Stevens, Cascade Valley Hospital in Arlington and Valley General Hospital in Monroe are part of a system of public hospitals throughout our state. They are funded in part by local property tax levies. They are governed by boards of directors elected by the public. And they are part of our government.
When folks say keep the government out of health care, do they really want to close down Stevens Hospital?
So what is government health care? Let’s start with something that provides health coverage for one of every seven Washington residents. That’s Medicare, which practically all Washingtonians 65 and older — that’s more than 700,000 people — depend on every day for their health coverage. Medicare also covers 125,000 disabled residents younger than 65, people unable to work due to diseases like MS and Parkinson’s.
One of the reasons that the proportion of seniors in poverty is less than the general population is because they have guaranteed health care. That’s right, a guarantee from the federal government.
How about other health care provided through our government? Tricare, the government-financed program for active-duty military service members and their dependents, as well as retired military and National Guard and reserve members, provides health coverage for 300,000 Washington residents. My father-in-law is one of these, and let me tell you, in his late 80s, he needs this care.
And then there are the veterans cared for through the Veterans Health Administration, which runs the most efficient health care system in our country and cares for 5.6 million veterans across the country.
The state government supports the Basic Health Plan, which provided health coverage for 100,000 residents last year. The state and the federal governments combine to provide health care for an additional 1.2 million very low income disabled people, retirees, children and their parents.

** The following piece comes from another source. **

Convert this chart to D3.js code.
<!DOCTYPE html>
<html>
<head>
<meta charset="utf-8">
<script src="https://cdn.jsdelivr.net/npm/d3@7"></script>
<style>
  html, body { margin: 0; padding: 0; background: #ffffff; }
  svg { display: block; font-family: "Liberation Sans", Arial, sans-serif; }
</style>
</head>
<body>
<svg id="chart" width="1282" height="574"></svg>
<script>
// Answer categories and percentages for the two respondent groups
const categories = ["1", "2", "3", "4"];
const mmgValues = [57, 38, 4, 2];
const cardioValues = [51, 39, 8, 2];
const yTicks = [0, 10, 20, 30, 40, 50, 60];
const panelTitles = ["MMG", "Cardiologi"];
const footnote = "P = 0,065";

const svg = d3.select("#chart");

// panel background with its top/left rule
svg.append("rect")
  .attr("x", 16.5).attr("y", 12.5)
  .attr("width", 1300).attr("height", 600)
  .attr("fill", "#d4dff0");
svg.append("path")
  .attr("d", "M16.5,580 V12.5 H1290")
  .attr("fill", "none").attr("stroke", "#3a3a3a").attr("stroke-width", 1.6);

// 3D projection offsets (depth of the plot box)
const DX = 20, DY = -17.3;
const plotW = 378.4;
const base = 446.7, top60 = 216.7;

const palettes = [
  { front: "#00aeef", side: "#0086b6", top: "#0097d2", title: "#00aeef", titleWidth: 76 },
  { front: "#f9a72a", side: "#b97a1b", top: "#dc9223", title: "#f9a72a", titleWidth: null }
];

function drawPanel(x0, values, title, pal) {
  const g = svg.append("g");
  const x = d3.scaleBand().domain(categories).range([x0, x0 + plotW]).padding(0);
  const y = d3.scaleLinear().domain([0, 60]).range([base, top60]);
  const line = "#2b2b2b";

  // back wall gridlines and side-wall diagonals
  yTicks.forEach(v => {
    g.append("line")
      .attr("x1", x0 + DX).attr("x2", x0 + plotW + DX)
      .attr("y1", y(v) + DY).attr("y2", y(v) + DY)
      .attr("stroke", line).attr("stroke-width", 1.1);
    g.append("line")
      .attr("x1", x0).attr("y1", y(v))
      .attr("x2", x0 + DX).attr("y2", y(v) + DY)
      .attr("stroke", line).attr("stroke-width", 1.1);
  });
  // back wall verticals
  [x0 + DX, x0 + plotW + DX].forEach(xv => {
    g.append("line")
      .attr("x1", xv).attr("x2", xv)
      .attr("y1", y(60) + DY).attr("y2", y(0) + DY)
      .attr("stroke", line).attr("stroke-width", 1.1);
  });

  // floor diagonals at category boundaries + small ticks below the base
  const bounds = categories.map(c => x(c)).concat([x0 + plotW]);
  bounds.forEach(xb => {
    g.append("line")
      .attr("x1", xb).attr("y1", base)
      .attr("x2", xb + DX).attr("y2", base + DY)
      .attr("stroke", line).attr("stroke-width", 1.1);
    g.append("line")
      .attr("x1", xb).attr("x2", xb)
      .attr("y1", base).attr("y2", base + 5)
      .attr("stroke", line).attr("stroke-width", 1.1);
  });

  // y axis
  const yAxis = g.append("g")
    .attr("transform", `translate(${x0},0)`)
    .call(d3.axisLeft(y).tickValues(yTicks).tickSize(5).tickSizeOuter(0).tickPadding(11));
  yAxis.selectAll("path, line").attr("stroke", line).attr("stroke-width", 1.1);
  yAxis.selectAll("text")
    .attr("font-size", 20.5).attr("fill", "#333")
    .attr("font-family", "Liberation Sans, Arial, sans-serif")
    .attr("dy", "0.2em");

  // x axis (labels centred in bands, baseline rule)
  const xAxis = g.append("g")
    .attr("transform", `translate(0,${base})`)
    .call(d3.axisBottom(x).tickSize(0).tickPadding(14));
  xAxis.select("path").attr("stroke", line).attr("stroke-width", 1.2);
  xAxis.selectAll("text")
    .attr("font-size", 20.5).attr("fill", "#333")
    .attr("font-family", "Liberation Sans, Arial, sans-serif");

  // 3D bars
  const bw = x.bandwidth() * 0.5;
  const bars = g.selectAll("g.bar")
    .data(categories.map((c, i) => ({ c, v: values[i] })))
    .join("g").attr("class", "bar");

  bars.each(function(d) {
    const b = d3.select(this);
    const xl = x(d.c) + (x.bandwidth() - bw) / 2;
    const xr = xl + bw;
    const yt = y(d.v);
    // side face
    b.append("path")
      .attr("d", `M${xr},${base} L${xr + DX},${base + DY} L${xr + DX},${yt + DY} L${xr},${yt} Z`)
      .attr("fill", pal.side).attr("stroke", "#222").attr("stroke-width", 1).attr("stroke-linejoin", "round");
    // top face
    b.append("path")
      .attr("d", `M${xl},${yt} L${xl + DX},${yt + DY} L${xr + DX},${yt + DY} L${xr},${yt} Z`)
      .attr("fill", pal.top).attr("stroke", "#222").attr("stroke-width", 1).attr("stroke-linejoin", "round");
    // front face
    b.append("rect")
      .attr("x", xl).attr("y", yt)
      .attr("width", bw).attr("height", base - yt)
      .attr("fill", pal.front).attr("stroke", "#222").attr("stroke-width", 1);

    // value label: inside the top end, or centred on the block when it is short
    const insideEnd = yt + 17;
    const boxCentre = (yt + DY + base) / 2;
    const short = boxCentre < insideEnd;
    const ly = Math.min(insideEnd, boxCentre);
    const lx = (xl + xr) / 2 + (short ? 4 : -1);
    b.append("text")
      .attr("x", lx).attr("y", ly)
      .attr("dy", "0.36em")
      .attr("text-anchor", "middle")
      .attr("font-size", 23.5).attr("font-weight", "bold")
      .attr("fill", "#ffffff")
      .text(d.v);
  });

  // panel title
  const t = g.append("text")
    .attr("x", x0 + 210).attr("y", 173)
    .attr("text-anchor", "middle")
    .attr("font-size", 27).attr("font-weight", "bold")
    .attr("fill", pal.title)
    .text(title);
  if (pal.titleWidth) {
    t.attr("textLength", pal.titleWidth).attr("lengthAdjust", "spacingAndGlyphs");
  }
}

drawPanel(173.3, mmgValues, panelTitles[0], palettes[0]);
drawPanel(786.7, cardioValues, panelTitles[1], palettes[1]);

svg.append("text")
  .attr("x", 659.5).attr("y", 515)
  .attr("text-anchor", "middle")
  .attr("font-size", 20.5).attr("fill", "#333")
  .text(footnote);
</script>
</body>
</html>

Another 17,000 lower-income children get their health coverage through the State Children’s Health Insurance Program. Add to that more than 500,000 federal, state, and local public employees, such as firefighters, teachers, the state patrol, park rangers, naturalists, community college faculty, safety and health inspectors, doctors and nurses, meteorologists, and throw in their dependents, and we have at least another 750,000 residents benefitting from government health care.
That’s a lot of people — about half of our total population, all direct beneficiaries of government provided, sponsored or paid-for health care.

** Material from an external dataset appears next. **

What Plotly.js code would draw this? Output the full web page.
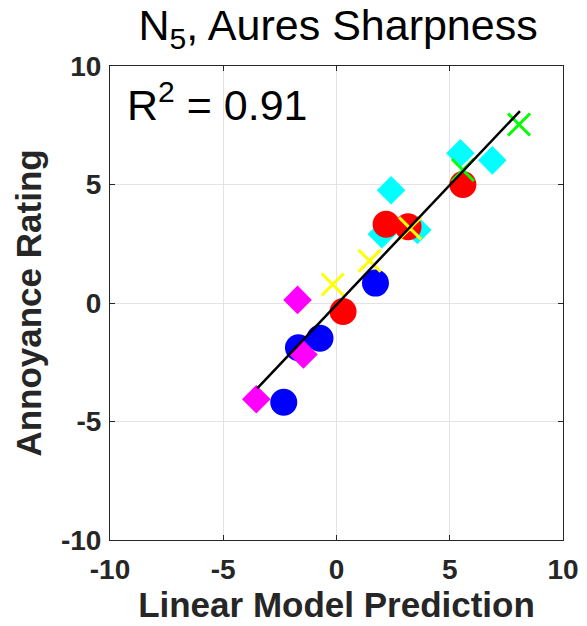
<!DOCTYPE html>
<html>
<head>
<meta charset="utf-8">
<script src="https://cdn.plot.ly/plotly-3.0.1.min.js"></script>
<style>html,body{margin:0;padding:0;background:#fff;}#chart{width:587px;height:626px;}</style>
</head>
<body>
<div id="chart"></div>
<script>
// Data
const blueX = [-2.33, -1.68, -0.73, 1.72];
const blueY = [-4.19, -1.89, -1.49, 0.84];
const cyanX = [2.0, 3.57, 2.41, 5.47, 6.88];
const cyanY = [2.9, 3.08, 4.76, 6.32, 6.02];
const redX = [0.29, 2.19, 3.16, 5.58];
const redY = [-0.36, 3.32, 3.22, 5.0];
const greenX = [5.58, 8.06];
const greenY = [5.61, 7.53];
const yellowX = [-0.17, 1.46, 3.25];
const yellowY = [0.78, 1.78, 3.15];
const magentaX = [-3.54, -1.72, -1.46];
const magentaY = [-4.06, 0.13, -2.17];
const fitX = [-3.5, 8.1];
const fitY = [-3.6, 8.1];
const tickVals = [-10, -5, 0, 5, 10];
const tickText = ["-10", "-5", "0", "5", "10"];
const titleText = "N<sub>5</sub>, Aures Sharpness";
const r2Text = "R<sup>2</sup> = 0.91";
const xTitle = "Linear Model Prediction";
const yTitle = "Annoyance Rating";

const FONT = 'Liberation Sans, Arial, sans-serif';
const circle = (x, y, c) => ({x, y, type: 'scatter', mode: 'markers', hoverinfo: 'skip',
  marker: {symbol: 'circle', size: 27, color: c, line: {width: 0}}});
const diamond = (x, y, c) => ({x, y, type: 'scatter', mode: 'markers', hoverinfo: 'skip',
  marker: {symbol: 'diamond', size: 22, color: c, line: {width: 0}}});
const cross = (x, y, c) => ({x, y, type: 'scatter', mode: 'markers', hoverinfo: 'skip',
  marker: {symbol: 'x-thin', size: 22, color: c, line: {width: 3, color: c}}});

const data = [
  circle(blueX, blueY, '#0000ff'),
  diamond(cyanX, cyanY, '#00ffff'),
  circle(redX, redY, '#ff0000'),
  cross(greenX, greenY, '#00ff00'),
  cross(yellowX, yellowY, '#ffff00'),
  diamond(magentaX, magentaY, '#ff00ff'),
  {x: fitX, y: fitY, type: 'scatter', mode: 'lines', hoverinfo: 'skip',
   line: {color: '#000000', width: 2.5}}
];

const axisBase = {
  range: [-10, 10], tickmode: 'array', tickvals: tickVals, ticktext: tickText,
  showgrid: true, gridcolor: '#e3e3e3', gridwidth: 1, zeroline: false,
  showline: true, linecolor: '#262626', linewidth: 1, mirror: 'ticks',
  ticks: 'inside', ticklen: 5, tickcolor: '#262626', tickwidth: 1,
  tickfont: {family: FONT, size: 28, color: '#262626', weight: 'bold'},
  fixedrange: true
};

const layout = {
  width: 587, height: 626,
  margin: {l: 110, r: 24, t: 66, b: 86},
  paper_bgcolor: '#ffffff', plot_bgcolor: '#ffffff',
  showlegend: false,
  title: {text: titleText, x: 0.576, xanchor: 'center', y: 0.96, yanchor: 'middle',
    font: {family: FONT, size: 43, color: '#000000'}},
  xaxis: Object.assign({}, axisBase, {
    ticklabelstandoff: 4,
    title: {text: xTitle, standoff: 3,
      font: {family: FONT, size: 35, color: '#262626', weight: 'bold'}}
  }),
  yaxis: Object.assign({}, axisBase, {
    ticklabelstandoff: 2,
    title: {text: yTitle, standoff: 8,
      font: {family: FONT, size: 35, color: '#262626', weight: 'bold'}}
  }),
  annotations: [{
    text: r2Text, xref: 'paper', yref: 'paper', x: 0.033, y: 0.923,
    xanchor: 'left', yanchor: 'middle', showarrow: false,
    font: {family: FONT, size: 43, color: '#000000'}
  }]
};

Plotly.newPlot('chart', data, layout, {staticPlot: true, displayModeBar: false});
</script>
</body>
</html>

We should also factor in the government incentive for employers who provide health insurance. While this is definitely part of the package of compensation for employees, it is not taxed like wages. It is not taxed at all. So employees don’t pay income tax on this benefit, and employers and employees avoid payroll taxes — totaling 15 percent of wages — that they both pay on earned income. That adds up to a hidden subsidy from the federal government in excess of $1.25 billion a year in our state alone, to encourage employers to provide health coverage. My family benefits from this subsidy, as do half of the families in our state.
We can also add in the $300 million hospitals in our state receive from the federal government for uncompensated care, the federal and state support for medical training for doctors and nurses, state and federal support for community health clinics, the $625 million that the state provides for mental health services, the investment by our state in home health care … the list goes on and on.
Any way you cut it, our government provides health coverage that none of us would want to have taken away. But the problem is that this is such a patchwork system that more than 700,000 people have fallen through the cracks of our network of public financing and private provision of health care. That must be fixed, something Congress is struggling with right now.
But in the debate, let’s not fool ourselves that our government, in this representative democracy, has no place in the provision of health care. On the contrary, without government, millions of us in the Northwest would be deprived of what should be our right to health care.
We do not have the moral dilemma of being in a lifeboat with no more room, fending off people left in the water. We can all fit into this lifeboat, as long as we realize that health coverage should be a right that extends to all citizens of our state. And that our government is the means to make sure that happens.